Courts in both India and Pakistan ruled repeatedly that they would stop cooperating with the recovery workers in order to keep women in the country, only for these judgments to be reversed either through bilateral agreements or by Supreme Court verdicts.
Veera’s tribunal sent her back to India, where she ultimately remarried and had children. Sudarshana decided to return to Delhi, changed her mind, and ultimately returned to Lahore. But as an educated woman with a degree and both a powerful father and a husband, Sudarshana’s story is far from typical. Veera’s ambivalence is more typical, though she too was privileged in a way, coming from a family that welcomed her home after her first marriage and helped her build a new life. One unnamed Muslim girl from Alwar said to officials, “I cannot make up my mind. I am all confused. I will do what you tell me.”
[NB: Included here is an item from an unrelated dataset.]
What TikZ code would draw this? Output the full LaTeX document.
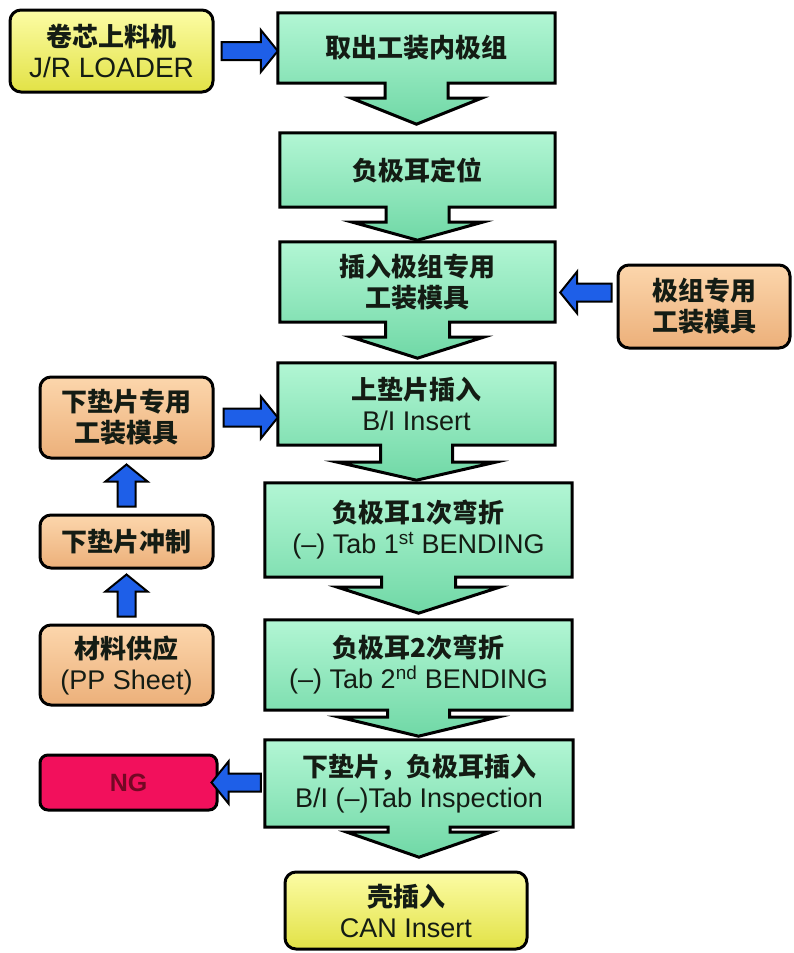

2016. When my student was allowed to return to school, she was required to write a letter of apology to the principal for her poor character. She alternated between a need for complete privacy and a desire to share her experience with her peers. She was picked up and dropped off at school by a parent or her brother daily, which she sometimes found comforting and other times constraining. She completed secondary school and is currently enrolled in a junior college in Mumbai.
To date, there are centers that still house women who survived the violence of Partition and have not been reunited with their families. Most have no memories of how they arrived at the ashrams and resettlement centers where many still live. Others reject the assumptions that come with the label ‘abducted woman’ and set themselves apart from the rest.
2020. I don’t put myself in this narrative to imply in any way that the work I do is comparable to that of the social workers who rescued thousands of women from abuse, rape, and slaughter. It is not. But I am an educator, not a historian, and these stories resonated with me because they capture the difficulties of working with flawed policy, the tensions between personal ethics and professional necessities, the discomfort of having privilege relative to the communities we serve, and the importance of telling and amplifying the stories of others with our privilege, rather than emphasizing our own. I interweave myself into this narrative to be honest about the project and my interest in it.